The photography of Kate Hassett is featured through the end of the month in the café gallery of Good Tern Natural Foods Co-Op, 750 Main St.

Hassett became interested in photography when she took a black and white photo class with Ken Martin while a student at Medomak Valley High School in Waldoboro. She discovered digital when her high school humanities teacher and mentor, Chuck Boothby, let her borrow his digital SLR camera. In college, she took only one photography class while she explored other media, but she still carried her camera everywhere.

Most recently, Hassett did a semester at the Salt Institute for Documentary Studies in Portland where she spent three months photographing Joe Miller, a homeless man bound to a wheelchair with a place on the sex offender registry, a tendency to dress in women’s clothing and a long history of mental illness. During this time, she also did a shorter documentary on the short-nosed sturgeon population in the Penobscot River.

The Good Tern show, “Cow-Themed Catharsis,” is about her first love, way before she knew what a camera was. Hassett has loved cows since she was 2 years old. Growing up next door to a retired dairy farmer in Somerville, she spent hours roaming the fields with the cows that the farmer boarded for other dairymen. Her old neighbor’s name is Don Hewett, but she called him Tractor. No matter how many times her parents said it was rude, the name made sense to young Hassett because it seemed he spent most of his time riding old John Deere tractors.

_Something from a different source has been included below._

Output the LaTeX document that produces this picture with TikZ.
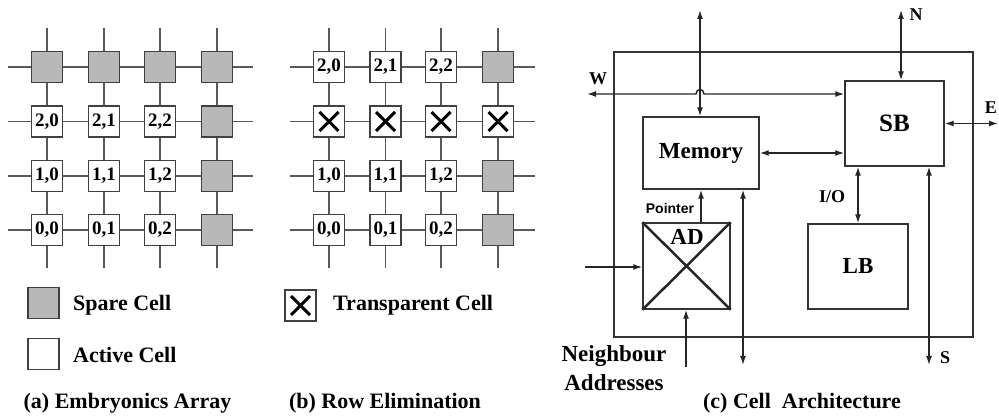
\documentclass[tikz,border=0pt]{standalone}
\usepackage{fontspec}
\setmainfont{Liberation Serif}
\setsansfont{Liberation Sans}
\usetikzlibrary{arrows.meta}
\definecolor{sparegray}{gray}{0.72}
\definecolor{cellborder}{gray}{0.25}
\definecolor{gridgray}{gray}{0.35}
\definecolor{linegray}{gray}{0.2}
\begin{document}
\begin{tikzpicture}[x=1pt,y=-1pt,
  cellbox/.style={draw=cellborder, line width=1.4pt, minimum width=31pt, minimum height=31pt, inner sep=0pt, fill=white, font=\bfseries\fontsize{19}{19}\selectfont},
  spare/.style={cellbox, fill=sparegray},
  tcell/.style={cellbox, path picture={
      \draw[line width=3pt, black]
        ([shift={(6pt,-6pt)}]path picture bounding box.north west) --
        ([shift={(-6pt,6pt)}]path picture bounding box.south east);
      \draw[line width=3pt, black]
        ([shift={(-6pt,-6pt)}]path picture bounding box.north east) --
        ([shift={(6pt,6pt)}]path picture bounding box.south west);}},
  gridline/.style={draw=gridgray, line width=1.3pt},
  blk/.style={draw=linegray, line width=1.4pt, inner sep=0pt, font=\bfseries\fontsize{23}{23}\selectfont},
  conn/.style={draw=black!85, line width=1.4pt},
  dbl/.style={conn, {Latex[length=9pt,width=6pt]}-{Latex[length=9pt,width=6pt]}},
  sgl/.style={conn, -{Latex[length=9pt,width=6pt]}},
  lbl/.style={font=\bfseries\fontsize{18}{18}\selectfont, inner sep=0pt},
  leg/.style={font=\bfseries\fontsize{22}{22}\selectfont, inner sep=0pt, anchor=west},
  captxt/.style={font=\bfseries\fontsize{22}{22}\selectfont, inner sep=0pt}
]
\useasboundingbox (0,0) rectangle (999,419);

% ---------- (a) Embryonics Array ----------
\foreach \y in {67,121.5,176,230} \draw[gridline] (8,\y) -- (253,\y);
\foreach \x in {47,104,160,217} \draw[gridline] (\x,28) -- (\x,268);
\foreach \x/\c in {47/0,104/1,160/2,217/3} \node[spare] (as\c) at (\x,67) {};
\foreach \y/\r in {121.5/2,176/1,230/0}{
  \foreach \x/\c in {47/0,104/1,160/2}
    \node[cellbox] (a\r\c) at (\x,\y) {\r,\c};
  \node[spare] (a\r3) at (217,\y) {};
}

% ---------- (b) Row Elimination ----------
\foreach \y in {67,121.5,176,230} \draw[gridline] (290,\y) -- (535,\y);
\foreach \x in {329,385.5,441,498} \draw[gridline] (\x,28) -- (\x,268);
\foreach \x/\c in {329/0,385.5/1,441/2}
  \node[cellbox] (b2\c) at (\x,67) {2,\c};
\node[spare] (b23) at (498,67) {};
\foreach \x/\c in {329/0,385.5/1,441/2,498/3}
  \node[tcell] (bt\c) at (\x,121.5) {};
\foreach \y/\r in {176/1,230/0}{
  \foreach \x/\c in {329/0,385.5/1,441/2}
    \node[cellbox] (b\r\c) at (\x,\y) {\r,\c};
  \node[spare] (b\r3) at (498,\y) {};
}

% ---------- legends ----------
\node[spare] (legspare) at (43.5,303) {};
\node[leg] (legspareT) at (73,305) {Spare Cell};
\node[cellbox] (legactive) at (43.5,354) {};
\node[leg] (legactiveT) at (73,355) {Active Cell};
\node[tcell] (legtrans) at (300.5,305.5) {};
\node[leg] (legtransT) at (333,305) {Transparent Cell};

\node[captxt] (capa) at (127.5,403) {(a) Embryonics Array};
\node[captxt] (capb) at (385,403) {(b) Row Elimination};

% ---------- (c) Cell Architecture ----------
\node[blk, minimum width=359pt, minimum height=285pt] (outer) at (793.5,194.5) {};
\node[blk, minimum width=116pt, minimum height=72pt] (mem) at (701,153) {Memory};
\node[blk, minimum width=99pt, minimum height=85pt, font=\bfseries\fontsize{25}{25}\selectfont] (sb) at (894.5,123.5) {SB};
\node[blk, minimum width=87pt, minimum height=86pt] (ad) at (686.5,266) {};
\draw[line width=2.5pt, black!85] (ad.north west) -- (ad.south east);
\draw[line width=2.5pt, black!85] (ad.north east) -- (ad.south west);
\node[blk, draw=none, fill=none] (adT) at (687,237) {AD};
\node[blk, minimum width=100pt, minimum height=85pt] (lb) at (858,266.5) {LB};

\coordinate (memtop) at (700,10);
\draw[dbl] (memtop) -- (memtop |- mem.north);
\coordinate (wend) at (587,94);
\draw[dbl] (wend) -- (696,94) .. controls (696,88) and (704,88) .. (704,94) -- (wend -| sb.west);
\coordinate (nend) at (901,10);
\draw[dbl] (nend) -- (nend |- sb.north);
\coordinate (eend) at (998,123.5);
\draw[dbl] (sb.east) -- (eend);
\draw[dbl] (mem.east) -- (mem.east -| sb.west);
\draw[dbl] (lb.north |- sb.south) -- (lb.north);
\coordinate (send) at (929,365);
\draw[dbl] (send |- sb.south) -- (send);
\coordinate (mend) at (743,365);
\draw[dbl] (mend |- mem.south) -- (mend);
\coordinate (ptr) at (701,0);
\draw[sgl] (ptr |- ad.north) -- (ptr |- mem.south);
\coordinate (lend) at (585,267);
\draw[sgl] (lend) -- (lend -| ad.west);
\coordinate (bend) at (686,367);
\draw[sgl] (bend) -- (bend |- ad.south);

\node[lbl] (Wl) at (598,79) {W};
\node[lbl] (Nl) at (916,15) {N};
\node[lbl, anchor=east] (El) at (997,108) {E};
\node[lbl] (IOl) at (832,197) {I/O};
\node[lbl] (Sl) at (945,358) {S};
\node[font=\sffamily\bfseries\fontsize{14}{14}\selectfont, inner sep=0pt] (ptrl) at (670,208) {Pointer};
\node[captxt, align=center, font=\bfseries\fontsize{23}{29}\selectfont] (nbr) at (614,368.5) {Neighbour\\Addresses};
\node[captxt] (capc) at (802,403) {(c) Cell\ \ Architecture};
\end{tikzpicture}
\end{document}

The name has stuck. Tractor is now 87 years old, and they are still close friends.

The cows in these photos belonged to another dairy farming friend of Hassett’s, Wayne Cunningham. She has worked off and on for Cunningham milking cows and sometimes haying, since she was in eight grade. Hassett bought her first pet cow from him while in sixth grade and two years later resold it to him.

The cows pictured in this series are from Cunningham’s most recent herd, which was sold in the summer of 2009 due to the economic situation and a very poor haying season. More than 80 of them were sent to slaughter in Pennsylvania with funding coming from a dairy farming cooperative called Cooperatives Working Together. Having been personally attached and connected to these cows, Hassett found this financing of mass slaughter traumatizing. Her hope is that the photos convey her love for these creatures as well as the intelligence that she believes they possess as a species.